Wayne Byres, Chairman - Speech to the Australian Banking Association National Economic Series, Sydney.
There is never a dull moment in the financial sector, and so there’s never a moment’s rest in APRA. To help us prioritise, and to be clear as to the goals we are pursuing, our Corporate Plan for 2019-23 identified four key outcomes we want to deliver for the Australian community:
maintain financial resilience and stability;
improve member outcomes in superannuation;
transform governance, culture, remuneration and accountability in financial institutions; and
improve cyber resilience across the financial system.
All require significant amounts of work. Financial stability requires constant vigilance, and maintaining financial resilience is a core task for APRA. Improving member outcomes in superannuation is critically important, for both individuals – for whom super will be their largest or second largest financial asset – and for broader economic prosperity. And cyber resilience is rapidly increasing in importance as we embrace a connected, digital life, eager to harness the benefits technology brings but also exposing ourselves (often unknowingly) to new risks and threats.
But in the time I have today I want to focus on our ambitious agenda in relation to governance, culture, remuneration and accountability – or GCRA as we have come to short-hand it. Each of the constituent parts is important in its own right, but we see them as highly inter-dependent. It is difficult to genuinely claim to be strong in one if you do not have reasonable strength in the others. Moreover, it only takes weaknesses in one to undermine the other three.
An expanding domain
The Royal Commission highlighted a range of shortcomings in relation to GCRA when it came to conduct and behaviour in the financial system. Incentives encouraged staff to push (and sometimes go beyond) the boundaries of acceptable practice. Problems went undetected and/or un-escalated for too long. And even when raised and remedied, there seemed to be little consequence for allowing problems to occur and persist in the first place. Collectively, they delivered very poor outcomes for many consumers.
Unfortunately, this storyline is not new. The global financial crisis more than a decade ago highlighted excessive financial (rather than conduct) risks in global finance, but with many of the same root causes: misaligned incentives, poor risk identification, and an absence of consequence. Collectively, they delivered very poor outcomes to many communities and economies.
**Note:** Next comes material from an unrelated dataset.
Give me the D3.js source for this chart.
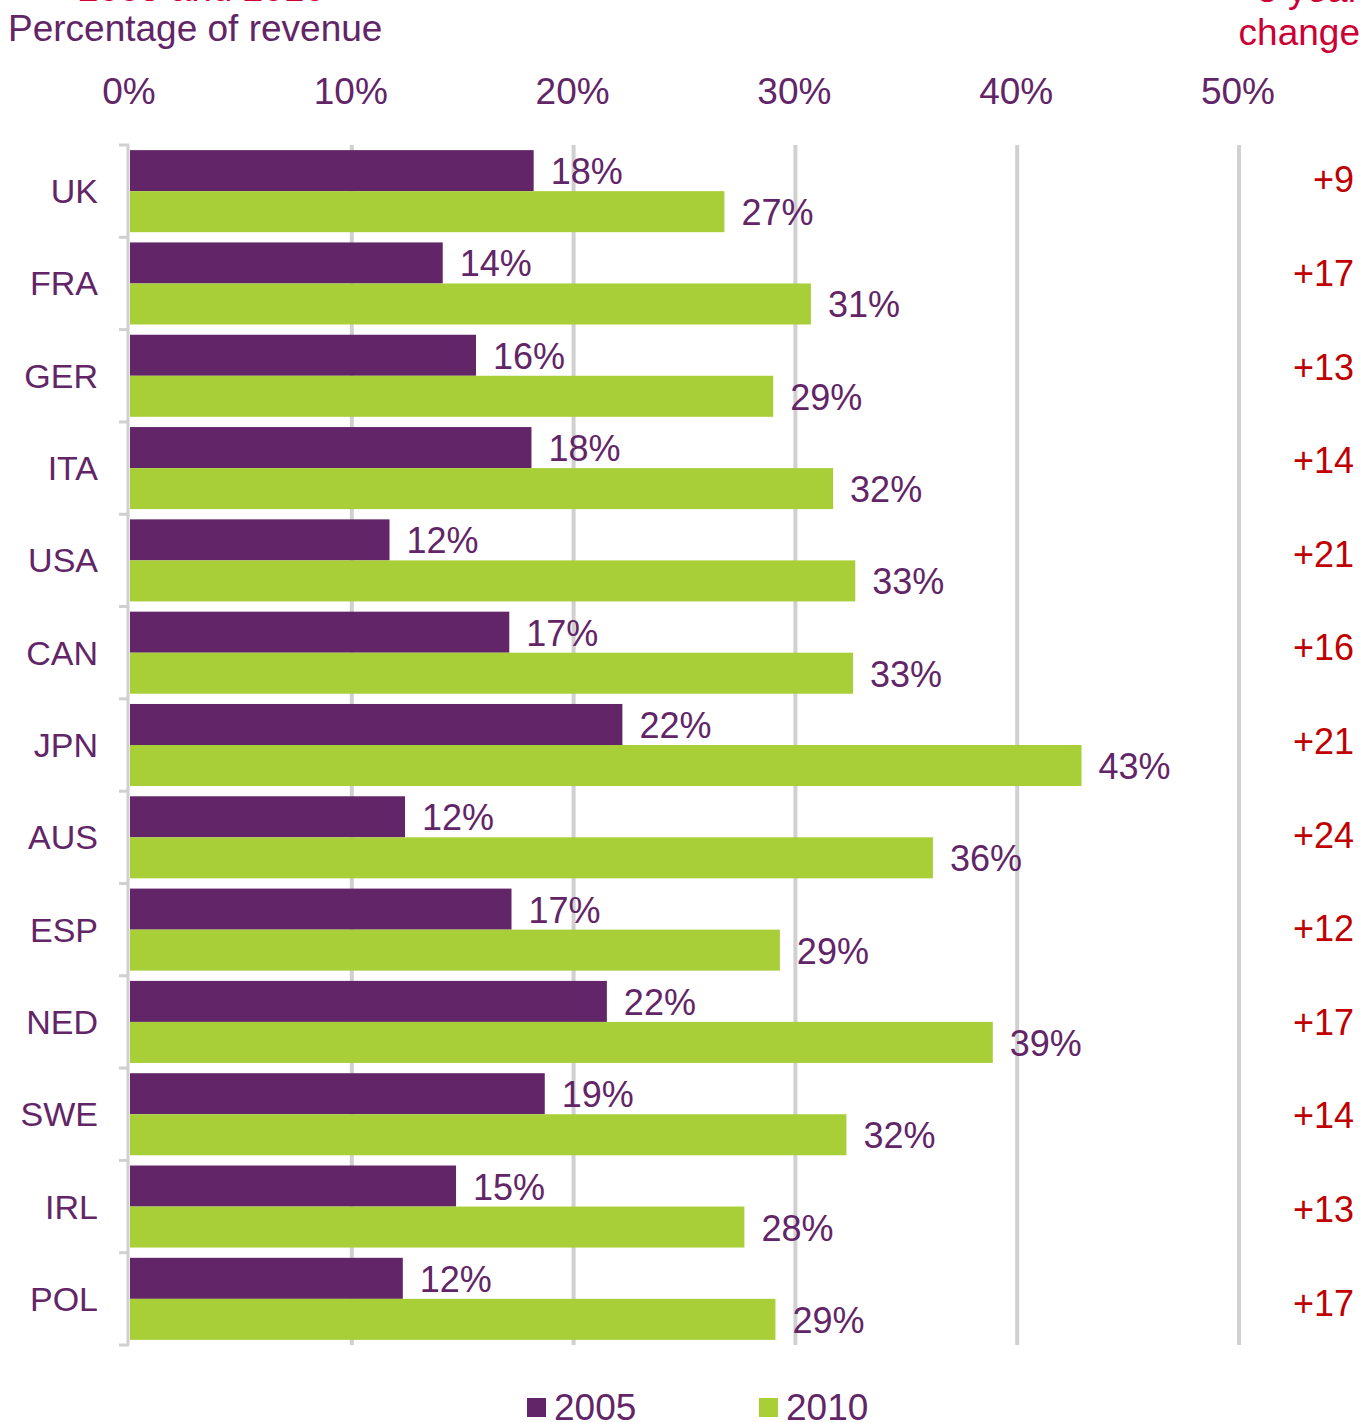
<!DOCTYPE html>
<html>
<head>
<meta charset="utf-8">
<script src="https://cdn.jsdelivr.net/npm/d3@7"></script>
<style>
  body { margin: 0; background: #fff; }
  svg { display: block; font-family: "Liberation Sans", Arial, sans-serif; }
</style>
</head>
<body>
<div id="chart"></div>
<script>
// ---------- Data ----------
const countries = ["UK", "FRA", "GER", "ITA", "USA", "CAN", "JPN", "AUS", "ESP", "NED", "SWE", "IRL", "POL"];
const values2005 = [18.2, 14.1, 15.6, 18.1, 11.7, 17.1, 22.2, 12.4, 17.2, 21.5, 18.7, 14.7, 12.3];
const values2010 = [26.8, 30.7, 29.0, 31.7, 32.7, 32.6, 42.9, 36.2, 29.3, 38.9, 32.3, 27.7, 29.1];
const labels2005 = ["18%", "14%", "16%", "18%", "12%", "17%", "22%", "12%", "17%", "22%", "19%", "15%", "12%"];
const labels2010 = ["27%", "31%", "29%", "32%", "33%", "33%", "43%", "36%", "29%", "39%", "32%", "28%", "29%"];
const changes = ["+9", "+17", "+13", "+14", "+21", "+16", "+21", "+24", "+12", "+17", "+14", "+13", "+17"];
const xTicks = [0, 10, 20, 30, 40, 50];
const seriesNames = ["2005", "2010"];

const purple = "#622567";
const green = "#a8cf38";
const red = "#c00000";
const crimson = "#cc0033";
const grid = "#d0d0d0";

const width = 1369, height = 1422;

const svg = d3.select("#chart").append("svg")
    .attr("width", width)
    .attr("height", height);

// ----- Scales -----
const x = d3.scaleLinear().domain([0, 50]).range([130, 1239]);
const y = d3.scaleBand().domain(countries).range([145, 1345]);
const inner = d3.scaleBand().domain(seriesNames).range([0, y.bandwidth()]).paddingOuter(0.125).paddingInner(0);
// the change column sits a little higher and a little wider spaced
const yChange = d3.scaleBand().domain(countries).range([133, 1350]);

// ----- Titles (cut off at the top) -----
svg.append("text")
    .attr("x", 325).attr("y", 1)
    .attr("text-anchor", "end")
    .attr("font-size", 37)
    .attr("fill", crimson)
    .text("2005 and 2010");

svg.append("text")
    .attr("x", 1360).attr("y", 2)
    .attr("text-anchor", "end")
    .attr("font-size", 37)
    .attr("fill", crimson)
    .text("5 year");

svg.append("text")
    .attr("x", 1360).attr("y", 45)
    .attr("text-anchor", "end")
    .attr("font-size", 37)
    .attr("fill", crimson)
    .text("change");

svg.append("text")
    .attr("x", 8).attr("y", 41)
    .attr("font-size", 37)
    .attr("fill", purple)
    .text("Percentage of revenue");

// ----- Gridlines -----
svg.append("g")
    .selectAll("line")
    .data(xTicks.filter(d => d > 0))
    .join("line")
    .attr("x1", d => x(d)).attr("x2", d => x(d))
    .attr("y1", 145).attr("y2", 1345)
    .attr("stroke", grid)
    .attr("stroke-width", 4);

// ----- Top axis labels -----
svg.append("g")
    .selectAll("text")
    .data(xTicks)
    .join("text")
    .attr("x", d => x(d) - 1)
    .attr("y", 104)
    .attr("text-anchor", "middle")
    .attr("font-size", 37)
    .attr("fill", purple)
    .text(d => d + "%");

// ----- Bars -----
const rows = svg.append("g")
    .selectAll("g")
    .data(countries)
    .join("g")
    .attr("transform", d => `translate(0,${y(d)})`);

rows.append("rect")
    .attr("x", x(0))
    .attr("y", inner("2005"))
    .attr("width", (d, i) => x(values2005[i]) - x(0))
    .attr("height", inner.bandwidth())
    .attr("fill", purple);

rows.append("rect")
    .attr("x", x(0))
    .attr("y", inner("2010"))
    .attr("width", (d, i) => x(values2010[i]) - x(0))
    .attr("height", inner.bandwidth())
    .attr("fill", green);

rows.append("text")
    .attr("x", (d, i) => x(values2005[i]) + 17)
    .attr("y", inner("2005") + inner.bandwidth() / 2 + 1)
    .attr("dominant-baseline", "central")
    .attr("font-size", 36)
    .attr("fill", purple)
    .text((d, i) => labels2005[i]);

rows.append("text")
    .attr("x", (d, i) => x(values2010[i]) + 17)
    .attr("y", inner("2010") + inner.bandwidth() / 2 + 1)
    .attr("dominant-baseline", "central")
    .attr("font-size", 36)
    .attr("fill", purple)
    .text((d, i) => labels2010[i]);

// Category labels
rows.append("text")
    .attr("x", 98)
    .attr("y", y.bandwidth() / 2)
    .attr("dominant-baseline", "central")
    .attr("text-anchor", "end")
    .attr("font-size", 34)
    .attr("fill", purple)
    .text(d => d);

// ----- 5 year change -----
svg.append("g")
    .selectAll("text")
    .data(countries)
    .join("text")
    .attr("x", 1354)
    .attr("y", d => yChange(d) + yChange.bandwidth() / 2)
    .attr("dominant-baseline", "central")
    .attr("text-anchor", "end")
    .attr("font-size", 36)
    .attr("fill", red)
    .text((d, i) => changes[i]);

// ----- Left axis with boundary ticks -----
const axisG = svg.append("g");
axisG.append("line")
    .attr("x1", 128).attr("x2", 128)
    .attr("y1", 145).attr("y2", 1345)
    .attr("stroke", grid)
    .attr("stroke-width", 3);

const bounds = countries.map(c => y(c)).concat([y.range()[1]]);
axisG.selectAll("line.tick")
    .data(bounds)
    .join("line")
    .attr("class", "tick")
    .attr("x1", 119).attr("x2", 129)
    .attr("y1", d => d).attr("y2", d => d)
    .attr("stroke", grid)
    .attr("stroke-width", 3);

// ----- Legend -----
const legendX = [527, 759];
const legendColors = [purple, green];
const legend = svg.append("g")
    .selectAll("g")
    .data(seriesNames)
    .join("g")
    .attr("transform", (d, i) => `translate(${legendX[i]},1398)`);

legend.append("rect")
    .attr("width", 19).attr("height", 19)
    .attr("fill", (d, i) => legendColors[i]);

legend.append("text")
    .attr("x", 27)
    .attr("y", 22)
    .attr("font-size", 37)
    .attr("fill", purple)
    .text(d => d);
</script>
</body>
</html>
To borrow a phrase, history doesn’t repeat but it often rhymes.
So in recent years prudential supervisors around the world have given greater attention to GCRA. The regulatory and supervisory approach is, relative to traditional prudential risks, still very much in its infancy, with little consensus on the most effective way to tackle the task. We are obviously sharing ideas and experiences with our peers, but unfortunately there is no roadmap to guide us.
Starting with our goal – to transform governance, culture, remuneration and accountability across the financial sector – I have to admit we chose the word ‘transform’ deliberately but with some trepidation. Transform obviously means more than just improvements at the margin. It implies ambition, and means significant change. We are setting out to make a real difference.
We don’t underestimate the challenge. And given the scale of the task, it won’t be done overnight. It is a four-year plan for APRA, and we’ll need every bit of that time to drive change and observe whether we’ve been successful. We’re aided by the fact that, in many areas, the industry is seeking to change itself. Generally speaking, we are not swimming against the tide. But what the Australian community wants to see is that improvements in governance, culture, remuneration and accountability are not a short-term fad, dismissed once the spotlight swings elsewhere. They must be long-lasting.
Before looking forward, however, I’d like to briefly look back. I do so to make the point that this is not new territory for APRA.
Prior to the failure of HIH Insurance in 2001, APRA’s regulatory framework had little in the way of standards for so-called behavioural issues. We had a clear set of financial requirements (although HIH showed that in some areas they were quite inadequate). We also had a range of risk management requirements for specific (mainly financial) risks. But in areas that related to behaviours – matters such as governance, board composition and independence, fitness and propriety, remuneration and incentives – there was basically nothing.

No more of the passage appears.